Greece has its general election Sunday, called early under an automatic constitutional trigger provision given a deadlock over selection of the (mostly ceremonial) president.
I ask about a “2015a” because that is how sources sometimes designate an election when it is the first of two in a given year, and it would not be surprising if another election were needed soon, under another of Greece’s triggers for early elections–deadlock over forming a coalition. Will there be a “2015b” as there was a 2012b?
Is this election being held under open or closed lists? The usual form is open, but when an election is early in the “2012a, 2012b” style, the second election is under closed lists. I assume open, because it seems the provision for closed applies not to any early election, but just to one held within 18 months of the preceding one.

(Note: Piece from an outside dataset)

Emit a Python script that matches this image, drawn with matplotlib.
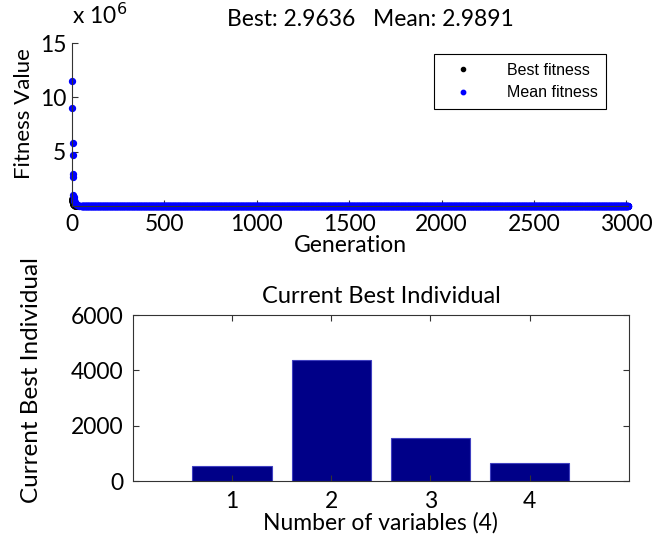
import numpy as np
import matplotlib
matplotlib.use('Agg')
import matplotlib.pyplot as plt

# top panel: fitness per generation (values in units of 1e6)
early_gen = [1, 2, 3, 4, 5, 6, 7, 8, 10, 12, 15, 20, 25, 30, 40, 50]
early_mean = [11.5, 9.0, 5.8, 4.7, 2.9, 2.7, 1.0, 0.8, 0.6, 0.5, 0.35, 0.2, 0.12, 0.06, 0.02, 0.0]
early_best = [0.6, 0.45, 0.35, 0.3, 0.25, 0.2, 0.15, 0.12, 0.08, 0.05, 0.03, 0.01, 0.0, 0.0, 0.0, 0.0]
last_gen = 3010
best_final = 2.9636
mean_final = 2.9891

# bottom panel: current best individual
var_idx = [1, 2, 3, 4]
best_individual = [530, 4380, 1555, 640]

# tail of the run sits flat at the final values
tail_gen = np.arange(early_gen[-1] + 1, last_gen + 1)
gens = np.concatenate([early_gen, tail_gen])
mean_vals = np.concatenate([early_mean, np.repeat(mean_final / 1e6, len(tail_gen))])
best_vals = np.concatenate([early_best, np.repeat(best_final / 1e6, len(tail_gen))])

plt.rcParams['font.family'] = ['Lato', 'DejaVu Sans']
fig = plt.figure(figsize=(6.62, 5.36), dpi=100)

# --- top panel
ax1 = fig.add_axes([0.1088, 0.6157, 0.840, 0.304])
ax1.plot(gens, best_vals, '.', color='black', ms=8, label='Best fitness', clip_on=False)
ax1.plot(gens, mean_vals, '.', color='blue', ms=8.5, label='Mean fitness', clip_on=False)
ax1.set_xlim(0, last_gen)
ax1.set_ylim(0, 15)
ax1.set_yticks([5, 10, 15])
ax1.set_xticks([0, 500, 1000, 1500, 2000, 2500, 3000])
ax1.spines['top'].set_visible(False)
ax1.spines['right'].set_visible(False)
for s in ['left', 'bottom']:
    ax1.spines[s].set_color('#333333')
    ax1.spines[s].set_linewidth(0.8)
ax1.tick_params(direction='in', length=4, labelsize=16.5, pad=6, color='#333333')
ax1.tick_params(axis='y', pad=4)
ax1.set_xlabel('Generation', fontsize=16.5, labelpad=0)
ax1.set_ylabel('Fitness Value', fontsize=16)
ax1.yaxis.set_label_coords(-0.068, 0.57)
ax1.set_title('Best: 2.9636   Mean: 2.9891', fontsize=16.5, x=0.536, pad=12)
ax1.text(0.0, 1.09, r'x 10$^6$', transform=ax1.transAxes, fontsize=16.5, ha='left', va='bottom')
leg = ax1.legend(loc='upper right', bbox_to_anchor=(0.975, 0.98),
                 prop={'family': 'Liberation Sans', 'size': 11.5},
                 fancybox=False, framealpha=1, edgecolor='black', markerscale=0.75,
                 handletextpad=1.4, borderpad=0.55, labelspacing=0.45, handlelength=2.6)
leg.get_frame().set_linewidth(0.8)

# --- bottom panel
ax2 = fig.add_axes([0.2009, 0.1026, 0.749, 0.3097])
ax2.bar(var_idx, best_individual, width=0.8, color='#000088', edgecolor='#4040c0', linewidth=0.8)
ax2.set_xlim(0, 5)
ax2.set_ylim(0, 6000)
ax2.set_xticks(var_idx)
ax2.set_yticks([0, 2000, 4000, 6000])
for s in ax2.spines.values():
    s.set_color('#333333')
    s.set_linewidth(0.8)
ax2.tick_params(direction='in', length=4, labelsize=16.5, pad=7, color='#333333',
                top=True, right=True)
ax2.set_title('Current Best Individual', fontsize=17, pad=9)
ax2.set_xlabel('Number of variables (4)', fontsize=16.5, labelpad=0)
ax2.set_ylabel('Current Best Individual', fontsize=17.5)
ax2.yaxis.set_label_coords(-0.184, 0.61)

fig.savefig('out.png', dpi=100)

Polls during the current campaign have shown the Syriza (Radical Left) party with a steady and increasing lead. If that proves correct, the country’s “bonus adjusted PR” would give Syriza an automatic 50 seats out of the 300, before allocating the rest of the seats proportionally among those parties that clear the 3% national threshold. It probably needs to win around 40% to get a single-party majority–lower, if a lot of votes are wasted on sub-threshold parties. At least one of the polls has Syria at 36%, which suggests a majority of seats is not out of the question for the party.
If Syriza emerges with 120-130 seats, it may be hard for it to assemble coalition or support parties to get it over 151, in which case a second election would loom. If it is around 140+, we might see it form a minority government that the opposition would wait for the right moment to topple.
As for the presidency, the newly elected parliament can elect a president with a simple majority. The constitution prescribes that this newly elected parliament must complete this task before forming a government (see Art. 32:4), which means the parties may make trades among presidential selection, government formation, and policy priorities, if there is no party with a majority.